A cierta edad, cuando la vida ya ha mostrado todos sus rostros, el alma puede volverse más sensible… o más rígida. Todo depende de lo que se haya hecho con el dolor. El resentimiento, ese enojo que se guarda en silencio, puede instalarse como un huésped invisible en la vida del adulto mayor. A veces sin hacer ruido, otras veces transformando la mirada, el gesto, la actitud ante la vida.

No es difícil entender por qué aparece. A lo largo de los años se acumulan decepciones, injusticias, promesas rotas, palabras que hirieron y nunca se enmendaron. Y como ya no hay tiempo —ni energía— para discutir, se opta por callar.

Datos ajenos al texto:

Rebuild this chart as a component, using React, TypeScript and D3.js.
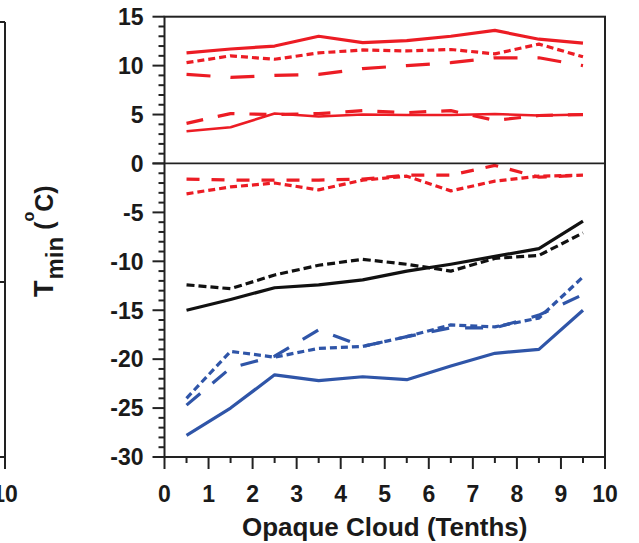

Pero el resentimiento no desaparece con el silencio; más bien, se profundiza.

En la vejez, el resentimiento puede expresarse de maneras sutiles: aislamiento, irritabilidad constante, frialdad emocional o un pesimismo que apaga toda luz. Y lo más peligroso es que puede llegar a parecer normal. “Así es desde hace años”, dicen quienes rodean al adulto mayor. Pero no: nadie nace con dureza en el alma. Esa coraza se construyó con dolor no sanado.

Trabajar el resentimiento en esta etapa de la vida no es una tarea imposible. Requiere tiempo, sí, pero también valentía. Implica revisar lo vivido con honestidad, nombrar lo que dolió y aceptar que tal vez no habrá disculpas ni reparaciones. Pero sí puede haber liberación.

Hablar ayuda. Escribir también. Incluso, en ocasiones, basta con reconocer para uno mismo que ese enojo ya no tiene sentido, que seguir cargándolo es darle más poder del que merece. Perdonar no siempre es reconciliarse; a veces es simplemente soltar.

Y aquí es donde el entorno juega un papel fundamental. Escuchar sin juzgar, validar lo vivido, no minimizar lo que dolió. Porque el adulto mayor necesita sentir que su historia importa, pero también que no está obligado a seguir cargándola para siempre.

El corazón, aunque envejezca, también puede sanar. No hay edad para la paz interior. Y liberar el resentimiento no significa olvidar, sino vivir lo que queda con menos peso… y más alma.